Imagine you wanted to match only lines that had vowels. To test this out we'll use a contrived conversation about Cthuhlu:

Evil lord Cthuhlu said Xchjklz plktrdfg and I agree with him

There's two lines with vowels, and then what Cthuhlu says doesn't have vowels. We'd like to just ignore what he says so let's make a regex script to do that:

[aeiouy]

You can either type that into ex4.regex and run it, or just run regetron ex4.txt and then enter that into the shell.

What that one line does is create a "set" of characters you want to match. It's kind of like saying "I want to match 'a' or 'e' or 'i' or 'o' or 'u' or 'y'." Another way to say this is, "Match any line with any one of these chars: aeiouy".

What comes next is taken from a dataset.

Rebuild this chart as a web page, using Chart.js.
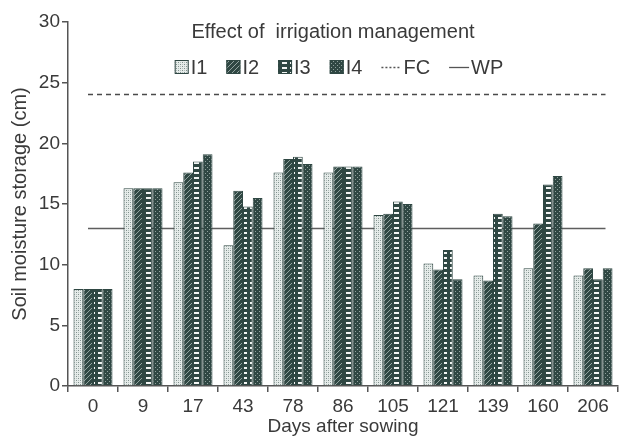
<!DOCTYPE html>
<html>
<head>
<meta charset="utf-8">
<script src="https://cdn.jsdelivr.net/npm/chart.js@4.4.1/dist/chart.umd.min.js"></script>
<style>
  html, body { margin: 0; padding: 0; background: #ffffff; }
  #wrap { width: 624px; height: 438px; position: relative; }
</style>
</head>
<body>
<div id="wrap"><canvas id="chart" width="624" height="438"></canvas></div>
<script>
// Days after sowing (x categories)
const days = ['0', '9', '17', '43', '78', '86', '105', '121', '139', '160', '206'];

// Soil moisture storage (cm) for each irrigation treatment
const I1 = [8.0, 16.3, 16.8, 11.6, 17.6, 17.6, 14.1, 10.1, 9.1, 9.7, 9.1];
const I2 = [8.0, 16.3, 17.6, 16.1, 18.7, 18.1, 14.2, 9.6, 8.7, 13.4, 9.7];
const I3 = [8.0, 16.3, 18.5, 14.8, 18.9, 18.1, 15.2, 11.2, 14.2, 16.6, 8.8];
const I4 = [8.0, 16.3, 19.1, 15.5, 18.3, 18.1, 15.0, 8.8, 14.0, 17.3, 9.7];

// Field capacity and wilting point levels (cm), and the day-index span they cover
const fcLevel = 24.1;
const wpLevel = 13.0;
const refSpan = [-0.1, 10.25];

const yTicks = [0, 5, 10, 15, 20, 25, 30];
const chartTitle = 'Effect of  irrigation management';
const seriesNames = ['I1', 'I2', 'I3', 'I4', 'FC', 'WP'];

const INK = '#2f4743';
const TEXT = '#3a3a3a';
const FONT = '"Liberation Sans", Arial, sans-serif';
const FC_STYLE = { color: '#4a4a4a', width: 1.3, dash: [5, 4] };
const WP_STYLE = { color: '#5e5e5e', width: 1.5, dash: [] };

// Hatch fills for the four treatments
function makePattern(kind) {
  const c = document.createElement('canvas');
  const g = c.getContext('2d');
  if (kind === 'dots-light') {
    c.width = 4; c.height = 4;
    g.fillStyle = '#e6ecea'; g.fillRect(0, 0, 4, 4);
    g.fillStyle = '#7f8f8c';
    g.fillRect(0, 0, 1, 1); g.fillRect(2, 2, 1, 1);
    g.fillStyle = '#b3bfbc';
    g.fillRect(2, 0, 1, 1); g.fillRect(0, 2, 1, 1);
  } else if (kind === 'diagonal') {
    c.width = 5; c.height = 5;
    g.fillStyle = INK; g.fillRect(0, 0, 5, 5);
    g.strokeStyle = '#93a4a0'; g.lineWidth = 1;
    g.beginPath();
    g.moveTo(-1, 6); g.lineTo(6, -1);
    g.moveTo(-1, 1); g.lineTo(1, -1);
    g.moveTo(4, 6); g.lineTo(6, 4);
    g.stroke();
  } else if (kind === 'ladder') {
    c.width = 8; c.height = 5;
    g.fillStyle = INK; g.fillRect(0, 0, 8, 5);
    g.fillStyle = '#f2f5f4';
    g.fillRect(2, 2, 5, 2);
  } else {
    c.width = 4; c.height = 4;
    g.fillStyle = INK; g.fillRect(0, 0, 4, 4);
    g.fillStyle = '#8fa09c';
    g.fillRect(1, 1, 1, 1); g.fillRect(3, 3, 1, 1);
  }
  return g.createPattern(c, 'repeat');
}

const fills = [
  makePattern('dots-light'),
  makePattern('diagonal'),
  makePattern('ladder'),
  makePattern('checker')
];

function barSet(label, data, fill) {
  return {
    label: label,
    data: data,
    backgroundColor: fill,
    borderColor: INK,
    borderWidth: 1,
    borderSkipped: 'bottom',
    categoryPercentage: 0.78,
    barPercentage: 1.0
  };
}

// FC and WP reference levels, placed through the x and y scales, behind the bars
const levelLines = {
  id: 'levelLines',
  beforeDatasetsDraw(chart) {
    const { ctx, scales: { x, y } } = chart;
    const x0 = x.getPixelForValue(refSpan[0]);
    const x1 = x.getPixelForValue(refSpan[1]);
    [[fcLevel, FC_STYLE], [wpLevel, WP_STYLE]].forEach(([level, st]) => {
      const py = Math.round(y.getPixelForValue(level)) + 0.5;
      ctx.save();
      ctx.strokeStyle = st.color;
      ctx.lineWidth = st.width;
      ctx.setLineDash(st.dash);
      ctx.beginPath();
      ctx.moveTo(x0, py);
      ctx.lineTo(x1, py);
      ctx.stroke();
      ctx.restore();
    });
  }
};

// Title and legend drawn inside the plot area
const innerLegend = {
  id: 'innerLegend',
  afterDraw(chart) {
    const ctx = chart.ctx;
    const area = chart.chartArea;
    const cx = (area.left + area.right) / 2;
    ctx.save();
    ctx.fillStyle = TEXT;
    ctx.font = '20px ' + FONT;
    ctx.textAlign = 'center';
    ctx.textBaseline = 'middle';
    ctx.fillText(chartTitle, cx - 10, 32);

    ctx.font = '20px ' + FONT;
    ctx.textAlign = 'left';
    const box = 14, gapAfterBox = 2, itemGap = 19, lineLen = 20;
    const items = seriesNames.map((name, i) => {
      const sw = i < 4 ? box : lineLen;
      return { name, i, sw, w: sw + gapAfterBox + ctx.measureText(name).width };
    });
    const total = items.reduce((s, it) => s + it.w, 0) + itemGap * (items.length - 1);
    let x = cx - total / 2 - 4;
    const y = 67;
    items.forEach(it => {
      if (it.i < 4) {
        ctx.fillStyle = fills[it.i];
        ctx.fillRect(x, y - box / 2, box, box);
        ctx.strokeStyle = INK;
        ctx.lineWidth = 1;
        ctx.strokeRect(x + 0.5, y - box / 2 + 0.5, box - 1, box - 1);
      } else {
        ctx.strokeStyle = '#555';
        ctx.lineWidth = 1.3;
        ctx.setLineDash(it.i === 4 ? [2, 2] : []);
        ctx.beginPath();
        ctx.moveTo(x, y + 0.5);
        ctx.lineTo(x + it.sw, y + 0.5);
        ctx.stroke();
        ctx.setLineDash([]);
      }
      ctx.fillStyle = TEXT;
      ctx.fillText(it.name, x + it.sw + gapAfterBox, y + 1);
      x += it.w + itemGap;
    });
    ctx.restore();
  }
};

new Chart(document.getElementById('chart'), {
  type: 'bar',
  data: {
    labels: days,
    datasets: [
      barSet('I1', I1, fills[0]),
      barSet('I2', I2, fills[1]),
      barSet('I3', I3, fills[2]),
      barSet('I4', I4, fills[3])
    ]
  },
  options: {
    responsive: false,
    animation: false,
    devicePixelRatio: 1,
    layout: { padding: { top: 22, right: 6, left: 0, bottom: 0 } },
    plugins: {
      legend: { display: false },
      title: { display: false },
      tooltip: { enabled: false }
    },
    scales: {
      x: {
        offset: true,
        border: { display: true, color: '#555', width: 1.5 },
        grid: { display: true, offset: true, drawOnChartArea: false, drawTicks: true, tickLength: 6, color: '#555', lineWidth: 1.5 },
        ticks: { color: TEXT, font: { size: 19, family: FONT }, padding: 3, maxRotation: 0, autoSkip: false },
        title: { display: true, text: 'Days after sowing', color: TEXT, font: { size: 19, family: FONT }, padding: { top: 0, bottom: 0 } },
        afterFit(axis) { axis.height = 52; }
      },
      y: {
        min: 0,
        max: 30,
        afterBuildTicks(axis) { axis.ticks = yTicks.map(v => ({ value: v })); },
        border: { display: true, color: '#555', width: 1.5 },
        grid: { display: true, drawOnChartArea: false, drawTicks: true, tickLength: 6, color: '#555', lineWidth: 1.5 },
        ticks: { color: TEXT, font: { size: 19, family: FONT }, padding: 2 },
        title: { display: true, text: 'Soil moisture storage (cm)', color: TEXT, font: { size: 20, family: FONT }, padding: { top: 8, bottom: 0 } },
        afterFit(axis) { axis.width = 68; }
      }
    }
  },
  plugins: [levelLines, innerLegend]
});
</script>
</body>
</html>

There's a few other things you can do with sets, but run this and see what you get before I continue.

What You Should See

That file doesn't exist.
> [aeiouy]
Input file is empty. Use !load to load something.
>

See how it removed the line in the middle that didn't have vowels (the line Cthulhu said)? It did this because, after scanning each character, it didn't find 1 that matched the set you specified.

Ranges Of Characters

This is really handy, but it will be tedious if you had to enter in an entire alphabet or all the numbers when you wanted to match those. For this common case you can use a range of characters by putting a '-' (dash) between them. For example, [a-zA-Z] will match all characters "a through z" or "A through Z" thus matching all upper or lowercase characters.

Extra Credit

  • Write another regex that matches only lowercase characters. Use a range for it.
  • Add some numbers to the corpus text, and then write a regex with the numbers in a range (like 0-9).
  • Run regetron and use !data to set your phone number. Now write a regex that matches your phone number using the range sets.

Portability Notes

It's unclear how some regex engines will treat some human languages and alphabets when doing a range. Double check your documentation to make sure it's even possible.